Her submission form was confirmed closed as of February 7, 2026. This can change at any time, especially for a newer agent building her list. Check the Azantian Literary Agency website directly before preparing your query.
What agency is Mara Hollander at?
She is an associate agent at Azantian Literary Agency, which she joined in 2025.
Does Mara Hollander represent adult fiction or only YA?
Both. Her wishlist explicitly covers adult and YA audiences across all of her fiction categories, including fantasy, romance, mystery, horror, women's fiction, and upmarket fiction.
Does Mara Hollander represent nonfiction?

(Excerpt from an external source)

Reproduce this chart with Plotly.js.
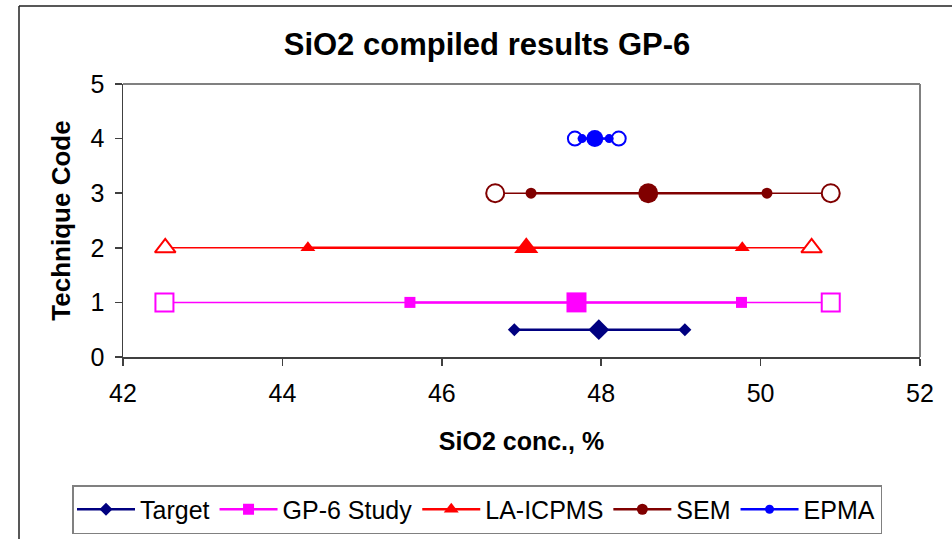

Yes, but with clear parameters. She wants platform-driven, narrative nonfiction — not memoirs (which she explicitly does not represent under any circumstances) and not prescriptive titles in Christianity, astrology, or magic/witchcraft. Her nonfiction sweet spot is health care, policy, sports, psychology, gender and sexuality, and paradigm-shifting popular science or social analysis.
Does Mara Hollander represent middle grade or picture books?
No. She does not represent middle grade, chapter books, or picture books. Her age-group scope is YA and adult only.
What romance tropes does Mara Hollander NOT want?
She has explicitly ruled out pregnancy/secret baby, bully romance, and fated mates — unless the fated mates premise has a genuinely unique twist that makes it feel fresh.
Can I query Mara Hollander with a mystery featuring a police detective protagonist?
No. She has specifically stated she does not enjoy detective or police points of view, and does not want procedurals. Mysteries with civilian or unconventional protagonists are a much better match.
What does Mara Hollander's background actually bring to her clients?
Her PhD in public health and her years as a professor researching US health care policy give her rare substantive expertise for evaluating nonfiction proposals in that space. She is also a practicing fantasy writer herself, which means she approaches fiction manuscripts with craft-level familiarity, not just a reader's perspective.
Is Mara Hollander a good fit for a book that feels distinctly Jewish?
She has said she loves books with a distinctly Jewish sensibility, but she is not a good fit for books about the Holocaust or that focus on real-world antisemitism. Jewish culture and identity in other contexts are welcome.
What does Mara Hollander represent that she is most excited about?
By her own account, her top priorities are fantasy (especially political fantasy, epic fantasy, and romantasy), romance, mystery, and horror. She is also enthusiastic about upmarket or book club fiction that has a speculative edge. For nonfiction, US health care is her stated passion area, and competitive figure skating is the one topic she specifically described as something she is urgently hoping to find.